House prices in Dubai, which suffered a property market crash in 2008, topped the global rankings in January-March for the fourth consecutive quarter, soaring 27.7 per cent from a year ago, a report by Knight Frank property consultancy said.
At the same time, rents surged 30 per cent on average but have doubled in some of the emirate’s popular residential areas, nearing record highs.
Last month, the International Monetary Fund warned that Dubai, whose government and state-linked companies need to repay over $50 billion of debt by 2016, may need stronger tools to rein in speculation.
In contrast to the months preceding the UAE’s 2008 property crisis, the current property market recovery is not marked by rapid credit growth, the central bank also said, adding that banks’ exposure to the sector totalled Dhs287 billion ($78.1 billion), or less than 23 per cent of overall loans.
Real estate-related lending accelerated slightly in 2013, with the growth rate above 10 per cent or one percentage point higher than overall loan book growth, the report said.
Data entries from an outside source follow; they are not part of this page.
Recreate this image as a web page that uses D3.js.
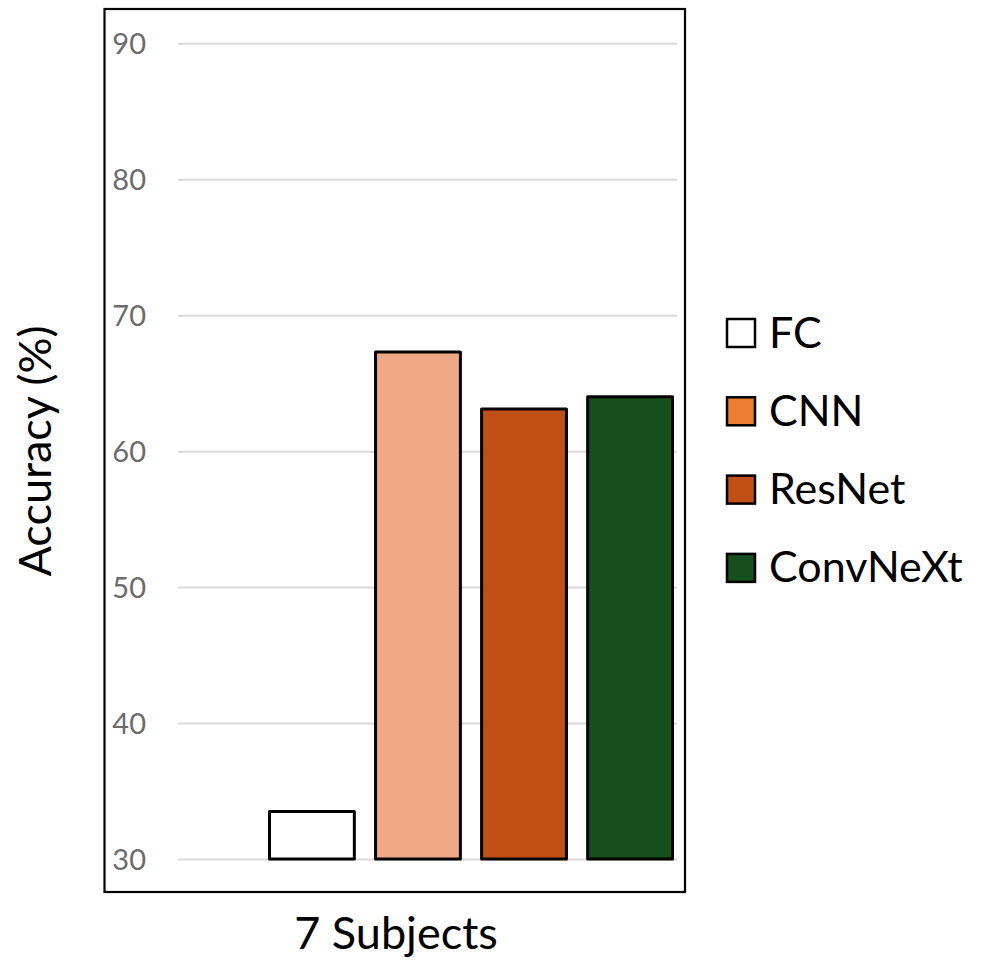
<!DOCTYPE html>
<html>
<head>
<meta charset="utf-8">
<script src="https://cdn.jsdelivr.net/npm/d3@7"></script>
<style>
  html, body { margin: 0; padding: 0; background: #fff; }
  svg { display: block; font-family: Lato, "Open Sans", sans-serif; }
</style>
</head>
<body>
<svg id="chart" width="983" height="963"></svg>
<script>
// Accuracy of each model on the 7-subject split
const models = ["FC", "CNN", "ResNet", "ConvNeXt"];
const accuracy = [33.5, 67.3, 63.1, 64.0];
const barColors = ["#ffffff", "#f1a985", "#c05016", "#154f1e"];
const legendColors = ["#ffffff", "#ed7d31", "#c05016", "#154f1e"];
const yTicks = [30, 40, 50, 60, 70, 80, 90];
const groupLabel = "7 Subjects";
const yTitle = "Accuracy (%)";

const svg = d3.select("#chart");

const y = d3.scaleLinear().domain([30, 90]).range([859, 43.3]);
const x = d3.scaleBand().domain(models).range([269.5, 672.5]).paddingInner(0.2).paddingOuter(0);

// Outer frame
svg.append("rect")
  .attr("x", 104.5).attr("y", 9).attr("width", 580.5).attr("height", 883)
  .attr("fill", "none").attr("stroke", "#000").attr("stroke-width", 2.2);

// Gridlines and tick labels
const gridLeft = 178, gridRight = 677;
const axis = svg.append("g")
  .attr("transform", `translate(${gridLeft},0)`)
  .call(d3.axisLeft(y).tickValues(yTicks).tickSize(-(gridRight - gridLeft)).tickPadding(32));
axis.select(".domain").remove();
axis.selectAll(".tick line").attr("stroke", "#d9d9d9").attr("stroke-width", 2);
axis.selectAll(".tick text")
  .attr("fill", "#6b6b6b")
  .style("font-size", "29px")
  .style("font-family", "Lato, 'Open Sans', sans-serif")
  .attr("dy", "0.36em");

// Bars
svg.append("g").selectAll("rect")
  .data(models)
  .join("rect")
  .attr("x", d => x(d))
  .attr("width", x.bandwidth())
  .attr("y", (d, i) => y(accuracy[i]))
  .attr("height", (d, i) => y(30) - y(accuracy[i]))
  .attr("fill", (d, i) => barColors[i])
  .attr("stroke", "#000")
  .attr("stroke-width", 3)
  .attr("stroke-linejoin", "round");

// Axis titles
svg.append("text")
  .attr("x", 396).attr("y", 949)
  .attr("text-anchor", "middle")
  .attr("fill", "#000").style("font-size", "45px")
  .text(groupLabel);

svg.append("text")
  .attr("transform", "translate(51,451) rotate(-90)")
  .attr("text-anchor", "middle")
  .attr("fill", "#000").style("font-size", "45px")
  .text(yTitle);

// Legend
const legend = svg.append("g").selectAll("g")
  .data(models)
  .join("g")
  .attr("transform", (d, i) => `translate(727,${333 + i * 78.3})`);
legend.append("rect")
  .attr("x", 0).attr("y", -14).attr("width", 28).attr("height", 28)
  .attr("fill", (d, i) => legendColors[i])
  .attr("stroke", "#000").attr("stroke-width", 2.5);
legend.append("text")
  .attr("x", 42).attr("y", 14.5)
  .attr("fill", "#000").style("font-size", "43px")
  .text(d => d);
</script>
</body>
</html>
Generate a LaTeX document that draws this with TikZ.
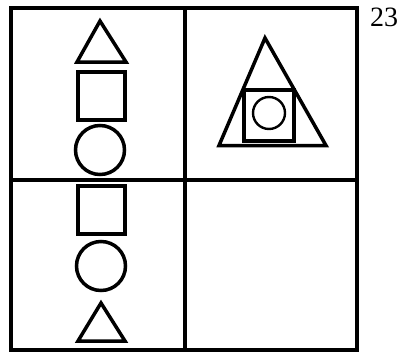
\documentclass[tikz,border=0pt]{standalone}
\usepackage{fontspec}
\setmainfont{Liberation Serif}
\begin{document}
\begin{tikzpicture}[x=1pt,y=-1pt,
  frame/.style={line width=3.2pt,line join=miter},
  shp/.style={line width=3.5pt,line join=miter}]
\useasboundingbox (0,0) rectangle (403,353);
% grid
\draw[frame] (11,8) rectangle (357,350);
\draw[frame] (185,8) -- (185,350);
\draw[frame] (11,180) -- (357,180);
% top-left
\draw[shp] (100,21) -- (126,62) -- (77,62) -- cycle;
\draw[shp] (78,72) rectangle (125,120);
\draw[shp] (100,150) circle (24.5);
% top-right
\draw[shp] (265,38) -- (326,145.5) -- (219,145.5) -- cycle;
\draw[shp] (244,90) rectangle (294,141);
\draw[line width=2.4pt] (269,113) circle (16);
% bottom-left
\draw[shp] (78,186) rectangle (125,234);
\draw[shp] (101,266) circle (24.5);
\draw[shp] (101,303) -- (125,341) -- (78,341) -- cycle;
% label
\node[anchor=base west,inner sep=0pt,font=\fontsize{28}{28}\selectfont] (lbl) at (370,27) {23};
\end{tikzpicture}
\end{document}
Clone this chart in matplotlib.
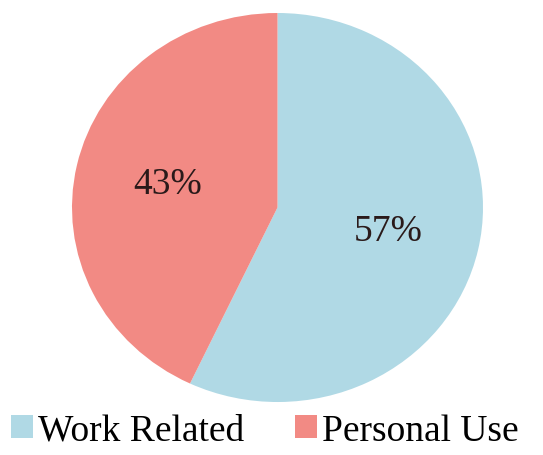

Bank finance for the purchase of residential property increased 12 per cent in 2013 or by Dhs12.7 billion, the central bank said, adding that bank lending was not a significant driver of real estate prices.
“While this indicates that banks were increasingly participating in financing the real estate recovery, the funds provided by the banking sector were only enough to finance the purchase of less than 30 per cent of the residential properties that were completed in 2013,” the central bank said.
“Analyses of banking data support the hypothesis that the current market recovery is mostly driven by equity buyers and/or reliance on external funding sources.”
The central bank also said it planned to introduce new rules on liquidity and begin consulting with banks on a new capital regime in line with the Basel III framework in the second half of 2014. Basel III global banking standards will be introduced around the world over the next several years.
The UAE’s new rules on capital would include requirements for enhanced capital, the application of a new leverage ratio and a shift in definition of capital which places greater emphasis on paid-up capital, retained earnings and disclosed reserves.
The report also said the UAE’s financial system could grow faster without creating major imbalances in the system and that there was currently no build-up of vulnerabilities in the banking system.